__PROBLEM TO SOLVE__.
Count the lines in the data below where the string "picture" occurs, please, and give the number alone.

__TASK INPUT__.
● ● ●

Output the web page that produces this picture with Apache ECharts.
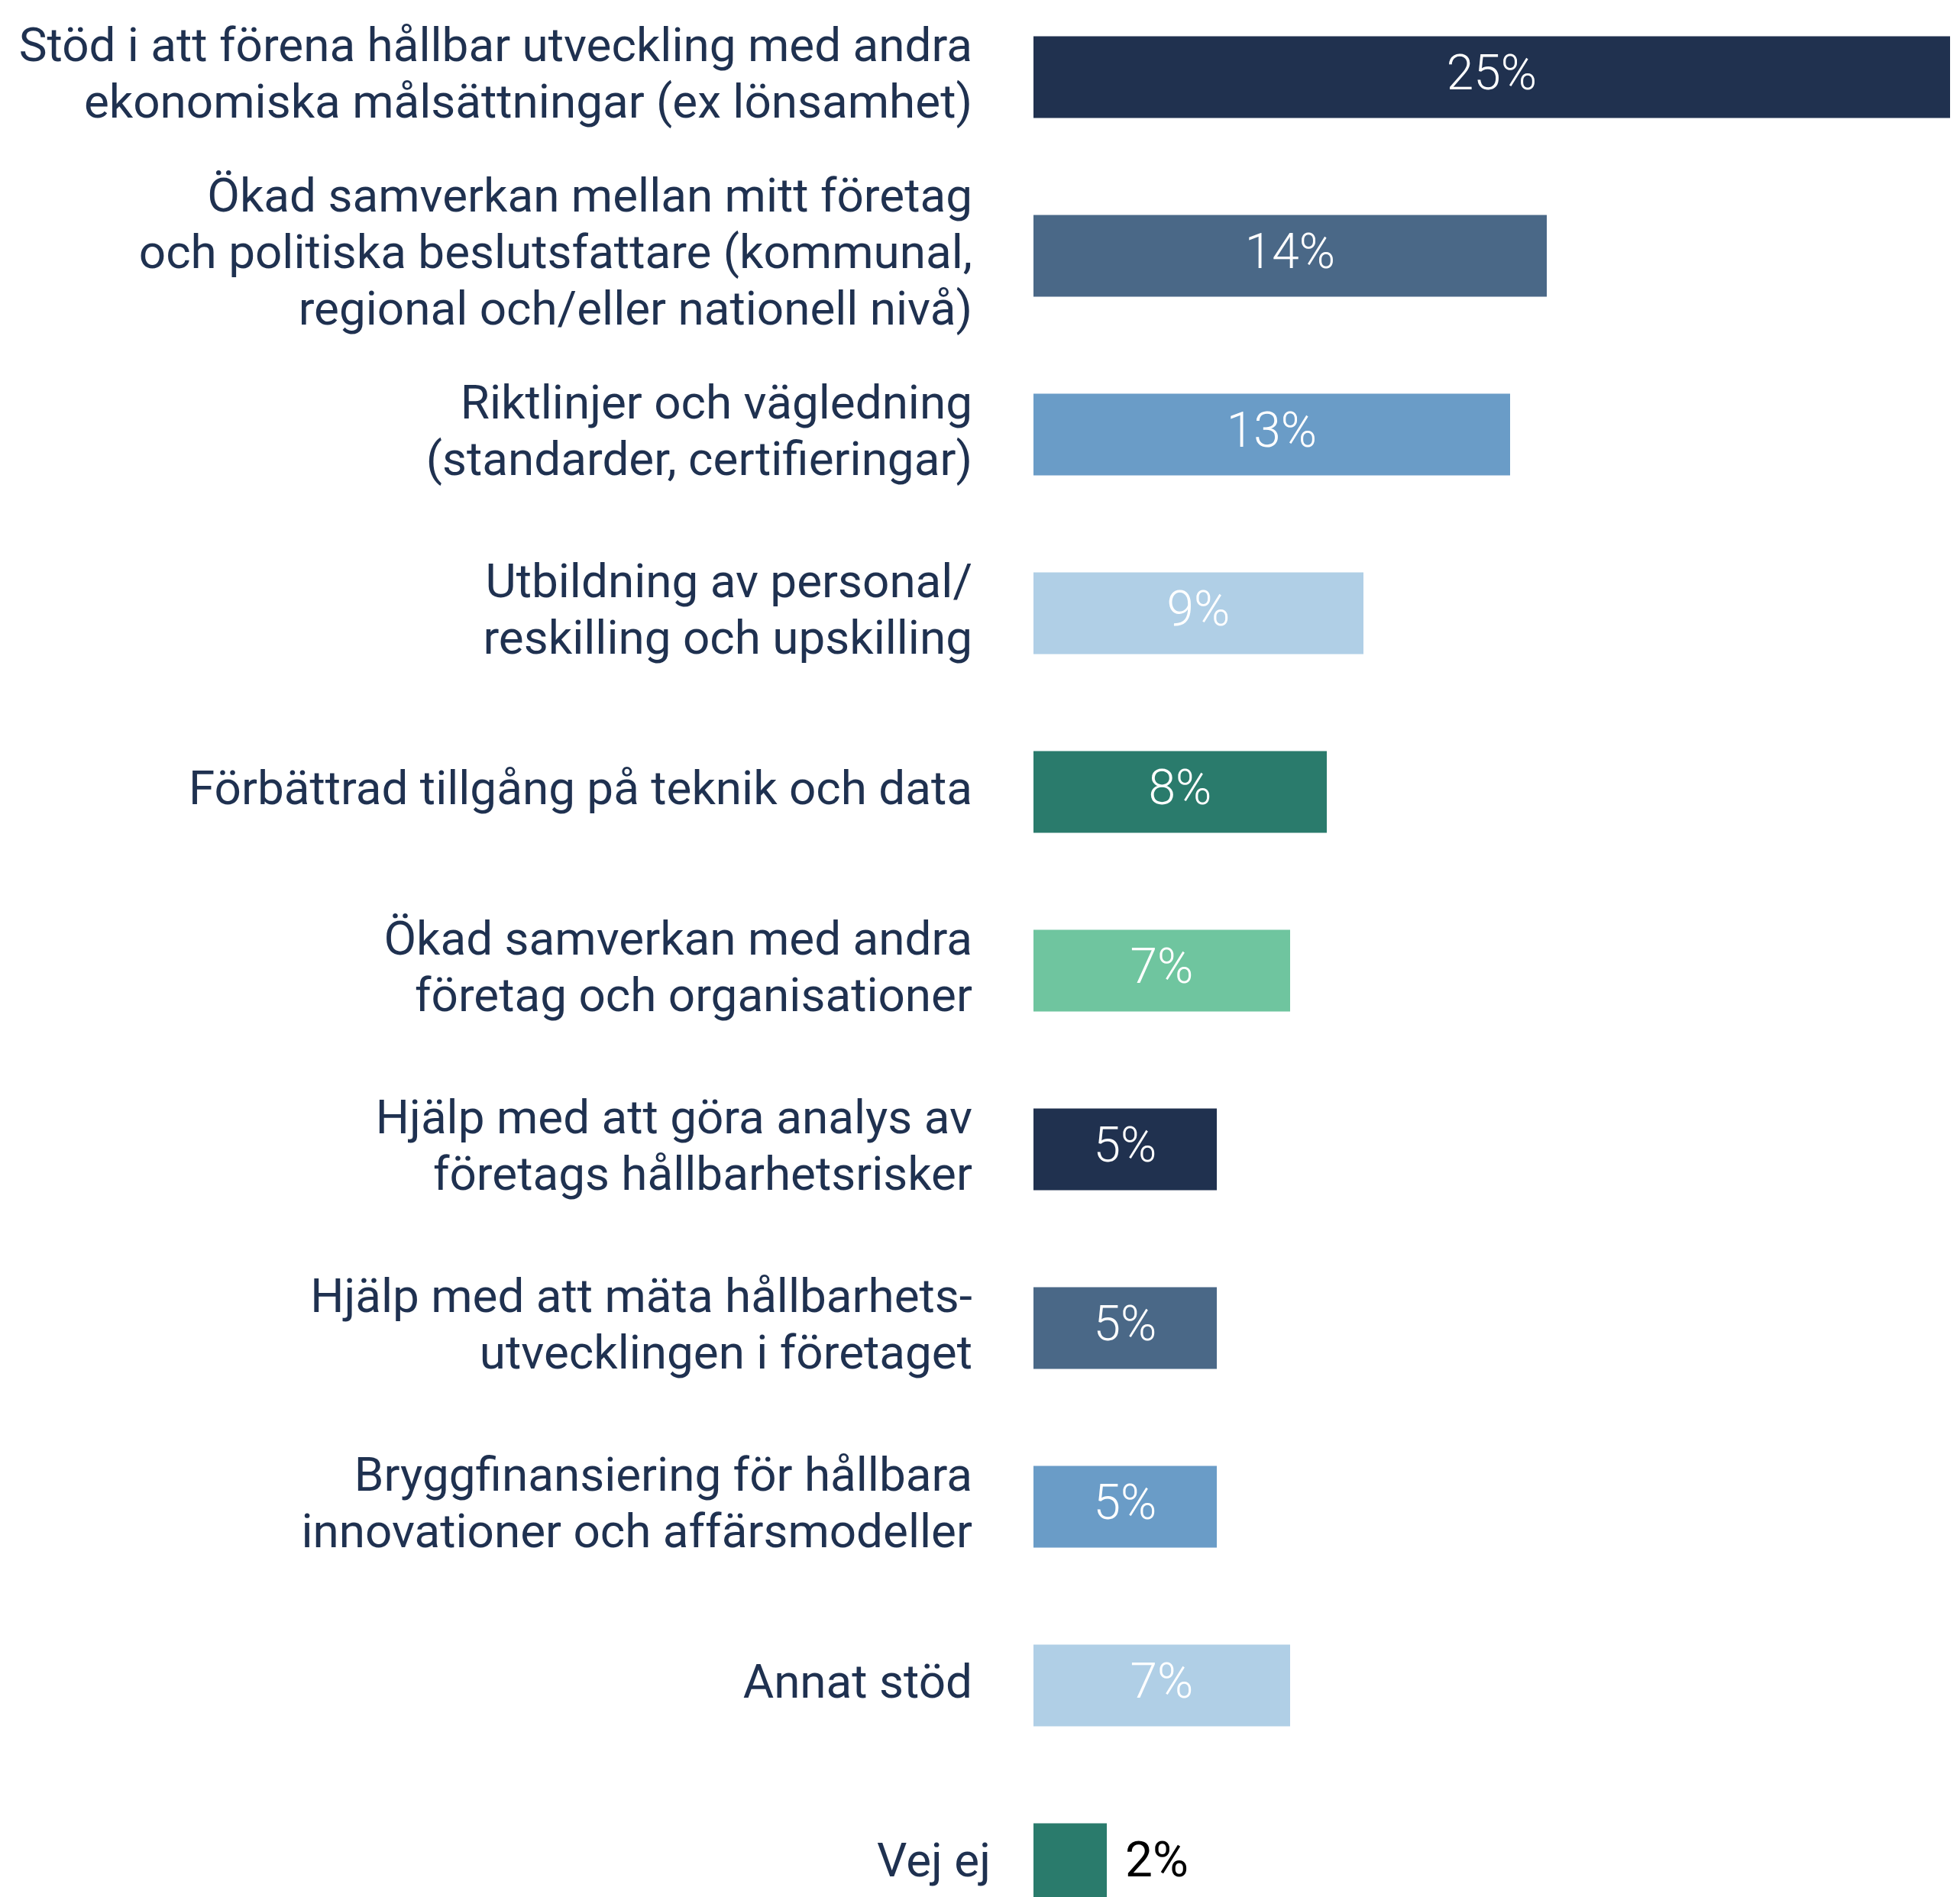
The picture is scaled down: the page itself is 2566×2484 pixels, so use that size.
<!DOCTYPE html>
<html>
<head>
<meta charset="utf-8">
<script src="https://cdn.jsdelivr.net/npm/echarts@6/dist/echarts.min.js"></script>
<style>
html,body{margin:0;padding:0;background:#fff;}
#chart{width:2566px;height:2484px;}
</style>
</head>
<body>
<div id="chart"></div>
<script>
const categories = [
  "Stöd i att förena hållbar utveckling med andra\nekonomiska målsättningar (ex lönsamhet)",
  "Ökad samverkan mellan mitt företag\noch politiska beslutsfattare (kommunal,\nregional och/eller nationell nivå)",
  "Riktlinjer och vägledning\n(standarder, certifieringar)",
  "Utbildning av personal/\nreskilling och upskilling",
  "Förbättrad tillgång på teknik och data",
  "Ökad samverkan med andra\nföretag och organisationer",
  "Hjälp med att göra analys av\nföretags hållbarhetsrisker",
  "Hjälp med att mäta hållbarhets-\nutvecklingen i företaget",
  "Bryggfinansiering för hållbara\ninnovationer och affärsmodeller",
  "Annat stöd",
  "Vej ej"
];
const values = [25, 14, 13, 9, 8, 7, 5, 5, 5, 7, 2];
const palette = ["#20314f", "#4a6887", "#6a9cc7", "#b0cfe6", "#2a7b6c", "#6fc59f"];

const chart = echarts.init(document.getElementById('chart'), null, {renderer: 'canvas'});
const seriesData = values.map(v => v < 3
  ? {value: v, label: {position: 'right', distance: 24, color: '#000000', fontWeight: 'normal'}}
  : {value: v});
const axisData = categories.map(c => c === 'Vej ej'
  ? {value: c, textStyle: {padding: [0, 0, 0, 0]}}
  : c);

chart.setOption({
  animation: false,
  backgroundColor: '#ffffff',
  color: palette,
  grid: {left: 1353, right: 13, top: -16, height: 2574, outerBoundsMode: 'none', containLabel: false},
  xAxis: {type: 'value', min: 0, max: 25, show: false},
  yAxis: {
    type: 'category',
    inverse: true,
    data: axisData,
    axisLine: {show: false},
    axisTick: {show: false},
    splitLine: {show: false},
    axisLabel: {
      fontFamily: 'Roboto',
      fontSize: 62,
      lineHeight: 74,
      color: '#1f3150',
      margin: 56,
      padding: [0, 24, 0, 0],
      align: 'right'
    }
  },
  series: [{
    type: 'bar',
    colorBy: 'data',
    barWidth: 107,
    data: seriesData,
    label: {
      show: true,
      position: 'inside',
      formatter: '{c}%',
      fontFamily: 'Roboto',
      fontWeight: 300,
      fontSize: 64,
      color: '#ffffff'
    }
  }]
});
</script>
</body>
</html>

● ● ●

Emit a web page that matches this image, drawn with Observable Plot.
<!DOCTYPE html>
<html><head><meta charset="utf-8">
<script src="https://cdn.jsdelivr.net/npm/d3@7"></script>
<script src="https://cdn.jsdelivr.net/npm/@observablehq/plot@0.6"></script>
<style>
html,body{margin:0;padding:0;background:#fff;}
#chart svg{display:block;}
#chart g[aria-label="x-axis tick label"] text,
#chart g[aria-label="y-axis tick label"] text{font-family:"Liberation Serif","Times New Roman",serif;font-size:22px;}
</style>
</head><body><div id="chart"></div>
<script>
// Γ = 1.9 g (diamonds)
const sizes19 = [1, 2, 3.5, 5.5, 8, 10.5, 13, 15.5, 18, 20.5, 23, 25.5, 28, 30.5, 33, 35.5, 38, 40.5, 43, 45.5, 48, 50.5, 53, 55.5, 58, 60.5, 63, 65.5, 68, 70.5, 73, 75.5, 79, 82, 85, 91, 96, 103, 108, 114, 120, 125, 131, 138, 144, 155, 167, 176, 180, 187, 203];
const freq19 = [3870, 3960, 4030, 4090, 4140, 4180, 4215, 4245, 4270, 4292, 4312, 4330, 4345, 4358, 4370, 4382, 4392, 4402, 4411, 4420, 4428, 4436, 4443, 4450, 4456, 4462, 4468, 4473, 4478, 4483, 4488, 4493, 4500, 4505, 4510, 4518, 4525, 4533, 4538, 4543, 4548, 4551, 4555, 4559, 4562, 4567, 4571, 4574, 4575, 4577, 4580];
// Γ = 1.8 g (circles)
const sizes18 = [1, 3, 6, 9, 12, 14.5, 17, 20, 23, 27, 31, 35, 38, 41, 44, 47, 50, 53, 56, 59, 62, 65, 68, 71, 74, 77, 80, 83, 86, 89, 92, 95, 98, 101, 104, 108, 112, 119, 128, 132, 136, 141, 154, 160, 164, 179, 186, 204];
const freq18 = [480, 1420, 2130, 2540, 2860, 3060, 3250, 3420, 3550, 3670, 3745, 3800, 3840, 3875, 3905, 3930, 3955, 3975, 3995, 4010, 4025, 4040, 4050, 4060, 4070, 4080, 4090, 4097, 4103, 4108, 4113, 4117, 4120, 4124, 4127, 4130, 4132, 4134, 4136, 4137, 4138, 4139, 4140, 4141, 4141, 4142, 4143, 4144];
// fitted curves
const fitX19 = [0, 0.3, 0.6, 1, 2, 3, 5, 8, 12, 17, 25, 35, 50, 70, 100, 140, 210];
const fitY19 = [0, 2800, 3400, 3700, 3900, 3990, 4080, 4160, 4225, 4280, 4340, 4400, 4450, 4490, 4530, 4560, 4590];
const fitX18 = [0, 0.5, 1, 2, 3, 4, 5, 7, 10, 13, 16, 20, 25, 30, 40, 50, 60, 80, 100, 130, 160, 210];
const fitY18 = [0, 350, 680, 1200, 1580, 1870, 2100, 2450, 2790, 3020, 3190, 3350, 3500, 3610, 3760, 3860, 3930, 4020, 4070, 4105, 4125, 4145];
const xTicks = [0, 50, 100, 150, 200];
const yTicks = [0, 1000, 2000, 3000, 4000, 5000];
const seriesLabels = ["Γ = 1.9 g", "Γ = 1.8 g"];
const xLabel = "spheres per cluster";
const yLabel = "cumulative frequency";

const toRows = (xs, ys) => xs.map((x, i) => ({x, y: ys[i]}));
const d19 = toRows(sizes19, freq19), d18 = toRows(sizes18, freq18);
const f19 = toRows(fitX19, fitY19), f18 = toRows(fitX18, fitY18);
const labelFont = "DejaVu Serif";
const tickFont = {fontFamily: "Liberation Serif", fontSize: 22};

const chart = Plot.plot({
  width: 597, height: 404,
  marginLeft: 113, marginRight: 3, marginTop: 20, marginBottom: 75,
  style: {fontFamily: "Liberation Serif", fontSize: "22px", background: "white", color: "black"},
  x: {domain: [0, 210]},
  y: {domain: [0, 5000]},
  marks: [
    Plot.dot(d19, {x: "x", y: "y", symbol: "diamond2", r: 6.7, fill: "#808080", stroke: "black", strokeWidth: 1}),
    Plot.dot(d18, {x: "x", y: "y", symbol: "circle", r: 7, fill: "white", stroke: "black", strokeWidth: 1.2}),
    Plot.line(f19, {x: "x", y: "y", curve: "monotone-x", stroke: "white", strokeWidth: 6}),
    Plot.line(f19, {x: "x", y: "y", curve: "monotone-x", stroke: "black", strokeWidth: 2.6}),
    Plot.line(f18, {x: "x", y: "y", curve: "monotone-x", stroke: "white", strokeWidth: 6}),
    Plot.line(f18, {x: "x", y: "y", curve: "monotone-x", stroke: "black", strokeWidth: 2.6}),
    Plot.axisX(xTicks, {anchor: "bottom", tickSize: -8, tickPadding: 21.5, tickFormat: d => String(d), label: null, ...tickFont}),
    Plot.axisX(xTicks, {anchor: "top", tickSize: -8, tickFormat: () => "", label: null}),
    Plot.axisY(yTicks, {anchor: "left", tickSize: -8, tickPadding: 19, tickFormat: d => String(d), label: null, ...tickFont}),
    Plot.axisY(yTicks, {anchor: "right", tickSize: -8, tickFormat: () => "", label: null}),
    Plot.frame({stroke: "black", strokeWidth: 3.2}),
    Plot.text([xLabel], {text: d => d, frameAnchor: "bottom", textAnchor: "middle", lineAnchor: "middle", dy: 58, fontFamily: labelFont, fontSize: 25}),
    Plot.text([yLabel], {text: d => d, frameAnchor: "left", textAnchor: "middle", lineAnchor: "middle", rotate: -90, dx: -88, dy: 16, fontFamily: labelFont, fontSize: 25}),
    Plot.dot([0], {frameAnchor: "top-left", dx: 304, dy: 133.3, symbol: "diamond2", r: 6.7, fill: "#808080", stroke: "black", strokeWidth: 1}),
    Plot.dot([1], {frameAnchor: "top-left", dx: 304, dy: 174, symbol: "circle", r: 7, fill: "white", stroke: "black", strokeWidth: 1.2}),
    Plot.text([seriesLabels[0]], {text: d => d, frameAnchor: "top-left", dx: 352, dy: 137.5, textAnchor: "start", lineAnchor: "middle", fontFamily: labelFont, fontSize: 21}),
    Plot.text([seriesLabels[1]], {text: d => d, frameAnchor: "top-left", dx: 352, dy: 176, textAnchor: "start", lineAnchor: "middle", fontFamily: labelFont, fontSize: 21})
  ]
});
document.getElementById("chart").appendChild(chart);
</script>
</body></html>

● ● ●

__TASK ANSWER__.
2